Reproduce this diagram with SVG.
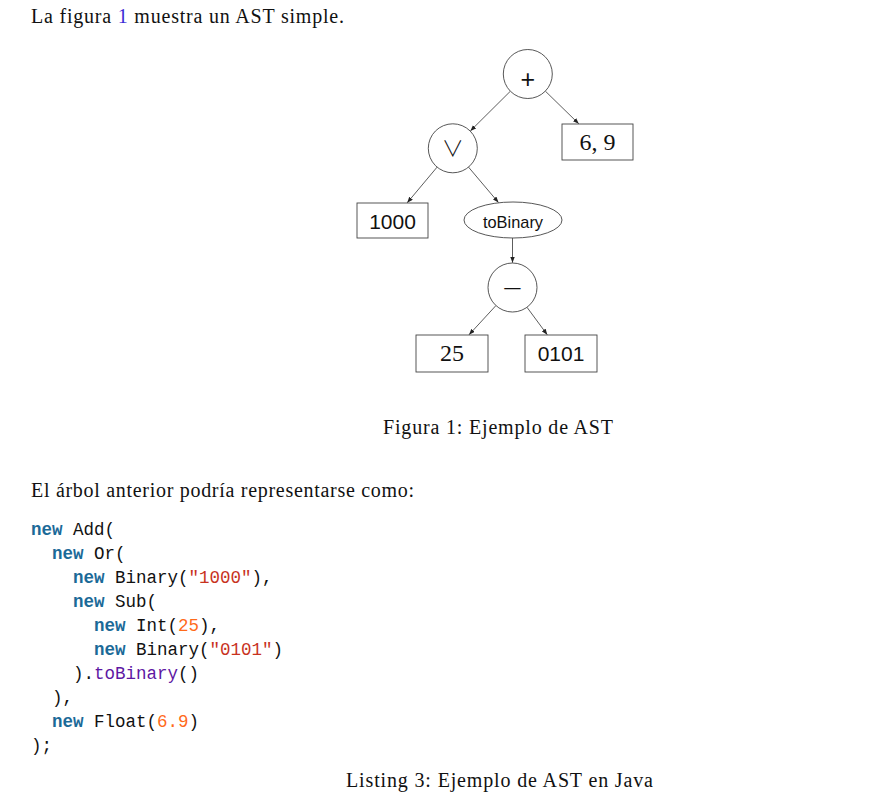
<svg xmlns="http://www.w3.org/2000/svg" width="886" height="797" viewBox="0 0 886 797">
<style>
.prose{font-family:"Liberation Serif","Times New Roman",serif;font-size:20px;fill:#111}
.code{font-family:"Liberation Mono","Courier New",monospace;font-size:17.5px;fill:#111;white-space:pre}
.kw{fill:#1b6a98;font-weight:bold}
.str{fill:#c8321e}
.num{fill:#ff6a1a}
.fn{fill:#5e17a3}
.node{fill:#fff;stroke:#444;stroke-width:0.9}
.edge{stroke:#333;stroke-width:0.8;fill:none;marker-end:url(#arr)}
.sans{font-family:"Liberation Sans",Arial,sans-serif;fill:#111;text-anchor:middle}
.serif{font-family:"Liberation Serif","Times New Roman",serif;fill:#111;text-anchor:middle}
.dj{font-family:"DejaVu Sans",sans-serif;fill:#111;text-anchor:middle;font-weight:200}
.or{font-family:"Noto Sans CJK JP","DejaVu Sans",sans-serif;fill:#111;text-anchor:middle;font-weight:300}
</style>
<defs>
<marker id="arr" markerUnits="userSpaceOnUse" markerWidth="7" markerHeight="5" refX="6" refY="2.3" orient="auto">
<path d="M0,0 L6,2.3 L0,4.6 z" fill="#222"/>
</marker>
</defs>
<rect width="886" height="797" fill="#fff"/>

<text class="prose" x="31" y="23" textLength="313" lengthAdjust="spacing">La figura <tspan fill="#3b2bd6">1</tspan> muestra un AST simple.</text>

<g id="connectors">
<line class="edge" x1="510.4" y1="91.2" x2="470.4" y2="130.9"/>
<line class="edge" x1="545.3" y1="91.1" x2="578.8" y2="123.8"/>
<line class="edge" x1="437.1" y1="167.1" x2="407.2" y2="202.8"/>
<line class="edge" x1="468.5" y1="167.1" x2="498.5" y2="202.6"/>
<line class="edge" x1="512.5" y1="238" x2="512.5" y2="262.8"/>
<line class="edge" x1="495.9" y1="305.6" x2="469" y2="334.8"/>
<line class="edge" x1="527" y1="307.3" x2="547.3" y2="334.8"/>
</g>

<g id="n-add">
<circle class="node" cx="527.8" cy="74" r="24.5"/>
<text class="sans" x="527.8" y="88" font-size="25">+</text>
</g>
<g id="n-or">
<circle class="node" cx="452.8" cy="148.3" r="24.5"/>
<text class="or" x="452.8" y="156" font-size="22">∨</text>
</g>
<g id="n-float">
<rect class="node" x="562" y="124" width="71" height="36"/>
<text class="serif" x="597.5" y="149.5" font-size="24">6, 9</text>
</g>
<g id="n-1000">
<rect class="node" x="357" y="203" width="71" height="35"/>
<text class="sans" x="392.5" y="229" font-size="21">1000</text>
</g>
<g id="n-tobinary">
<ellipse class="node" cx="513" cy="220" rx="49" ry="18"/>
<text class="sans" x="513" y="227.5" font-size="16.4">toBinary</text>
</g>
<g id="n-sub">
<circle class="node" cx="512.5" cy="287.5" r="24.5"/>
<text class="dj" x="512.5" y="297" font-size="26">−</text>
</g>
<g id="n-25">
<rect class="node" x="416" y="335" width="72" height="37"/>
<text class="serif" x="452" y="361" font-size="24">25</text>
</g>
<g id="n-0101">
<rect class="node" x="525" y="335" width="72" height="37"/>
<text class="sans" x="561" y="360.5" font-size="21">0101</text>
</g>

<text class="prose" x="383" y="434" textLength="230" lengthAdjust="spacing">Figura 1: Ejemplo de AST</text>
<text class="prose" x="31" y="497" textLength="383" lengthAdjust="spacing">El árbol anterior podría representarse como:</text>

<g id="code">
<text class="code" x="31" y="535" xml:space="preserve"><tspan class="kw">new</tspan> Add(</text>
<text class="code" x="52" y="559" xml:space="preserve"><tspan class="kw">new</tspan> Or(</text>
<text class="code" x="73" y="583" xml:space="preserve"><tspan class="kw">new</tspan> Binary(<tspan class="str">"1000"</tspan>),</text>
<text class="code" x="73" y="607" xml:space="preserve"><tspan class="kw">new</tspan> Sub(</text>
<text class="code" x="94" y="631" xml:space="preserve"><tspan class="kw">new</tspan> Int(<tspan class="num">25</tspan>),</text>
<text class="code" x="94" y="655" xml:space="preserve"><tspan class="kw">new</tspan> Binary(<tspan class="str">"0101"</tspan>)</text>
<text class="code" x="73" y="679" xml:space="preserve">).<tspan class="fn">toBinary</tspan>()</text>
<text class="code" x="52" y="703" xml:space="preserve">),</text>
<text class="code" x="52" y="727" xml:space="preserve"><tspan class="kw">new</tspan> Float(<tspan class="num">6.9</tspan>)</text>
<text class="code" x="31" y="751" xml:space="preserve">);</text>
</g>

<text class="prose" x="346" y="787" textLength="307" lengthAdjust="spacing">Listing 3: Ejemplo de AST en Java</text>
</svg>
__________________________________________________
### YOUR GOAL
Without including any picture, repeat the data exactly.

### PROBLEM SOLUTION
Reproduce this diagram with SVG.
<svg xmlns="http://www.w3.org/2000/svg" width="886" height="797" viewBox="0 0 886 797">
<style>
.prose{font-family:"Liberation Serif","Times New Roman",serif;font-size:20px;fill:#111}
.code{font-family:"Liberation Mono","Courier New",monospace;font-size:17.5px;fill:#111;white-space:pre}
.kw{fill:#1b6a98;font-weight:bold}
.str{fill:#c8321e}
.num{fill:#ff6a1a}
.fn{fill:#5e17a3}
.node{fill:#fff;stroke:#444;stroke-width:0.9}
.edge{stroke:#333;stroke-width:0.8;fill:none;marker-end:url(#arr)}
.sans{font-family:"Liberation Sans",Arial,sans-serif;fill:#111;text-anchor:middle}
.serif{font-family:"Liberation Serif","Times New Roman",serif;fill:#111;text-anchor:middle}
.dj{font-family:"DejaVu Sans",sans-serif;fill:#111;text-anchor:middle;font-weight:200}
.or{font-family:"Noto Sans CJK JP","DejaVu Sans",sans-serif;fill:#111;text-anchor:middle;font-weight:300}
</style>
<defs>
<marker id="arr" markerUnits="userSpaceOnUse" markerWidth="7" markerHeight="5" refX="6" refY="2.3" orient="auto">
<path d="M0,0 L6,2.3 L0,4.6 z" fill="#222"/>
</marker>
</defs>
<rect width="886" height="797" fill="#fff"/>

<text class="prose" x="31" y="23" textLength="313" lengthAdjust="spacing">La figura <tspan fill="#3b2bd6">1</tspan> muestra un AST simple.</text>

<g id="connectors">
<line class="edge" x1="510.4" y1="91.2" x2="470.4" y2="130.9"/>
<line class="edge" x1="545.3" y1="91.1" x2="578.8" y2="123.8"/>
<line class="edge" x1="437.1" y1="167.1" x2="407.2" y2="202.8"/>
<line class="edge" x1="468.5" y1="167.1" x2="498.5" y2="202.6"/>
<line class="edge" x1="512.5" y1="238" x2="512.5" y2="262.8"/>
<line class="edge" x1="495.9" y1="305.6" x2="469" y2="334.8"/>
<line class="edge" x1="527" y1="307.3" x2="547.3" y2="334.8"/>
</g>

<g id="n-add">
<circle class="node" cx="527.8" cy="74" r="24.5"/>
<text class="sans" x="527.8" y="88" font-size="25">+</text>
</g>
<g id="n-or">
<circle class="node" cx="452.8" cy="148.3" r="24.5"/>
<text class="or" x="452.8" y="156" font-size="22">∨</text>
</g>
<g id="n-float">
<rect class="node" x="562" y="124" width="71" height="36"/>
<text class="serif" x="597.5" y="149.5" font-size="24">6, 9</text>
</g>
<g id="n-1000">
<rect class="node" x="357" y="203" width="71" height="35"/>
<text class="sans" x="392.5" y="229" font-size="21">1000</text>
</g>
<g id="n-tobinary">
<ellipse class="node" cx="513" cy="220" rx="49" ry="18"/>
<text class="sans" x="513" y="227.5" font-size="16.4">toBinary</text>
</g>
<g id="n-sub">
<circle class="node" cx="512.5" cy="287.5" r="24.5"/>
<text class="dj" x="512.5" y="297" font-size="26">−</text>
</g>
<g id="n-25">
<rect class="node" x="416" y="335" width="72" height="37"/>
<text class="serif" x="452" y="361" font-size="24">25</text>
</g>
<g id="n-0101">
<rect class="node" x="525" y="335" width="72" height="37"/>
<text class="sans" x="561" y="360.5" font-size="21">0101</text>
</g>

<text class="prose" x="383" y="434" textLength="230" lengthAdjust="spacing">Figura 1: Ejemplo de AST</text>
<text class="prose" x="31" y="497" textLength="383" lengthAdjust="spacing">El árbol anterior podría representarse como:</text>

<g id="code">
<text class="code" x="31" y="535" xml:space="preserve"><tspan class="kw">new</tspan> Add(</text>
<text class="code" x="52" y="559" xml:space="preserve"><tspan class="kw">new</tspan> Or(</text>
<text class="code" x="73" y="583" xml:space="preserve"><tspan class="kw">new</tspan> Binary(<tspan class="str">"1000"</tspan>),</text>
<text class="code" x="73" y="607" xml:space="preserve"><tspan class="kw">new</tspan> Sub(</text>
<text class="code" x="94" y="631" xml:space="preserve"><tspan class="kw">new</tspan> Int(<tspan class="num">25</tspan>),</text>
<text class="code" x="94" y="655" xml:space="preserve"><tspan class="kw">new</tspan> Binary(<tspan class="str">"0101"</tspan>)</text>
<text class="code" x="73" y="679" xml:space="preserve">).<tspan class="fn">toBinary</tspan>()</text>
<text class="code" x="52" y="703" xml:space="preserve">),</text>
<text class="code" x="52" y="727" xml:space="preserve"><tspan class="kw">new</tspan> Float(<tspan class="num">6.9</tspan>)</text>
<text class="code" x="31" y="751" xml:space="preserve">);</text>
</g>

<text class="prose" x="346" y="787" textLength="307" lengthAdjust="spacing">Listing 3: Ejemplo de AST en Java</text>
</svg>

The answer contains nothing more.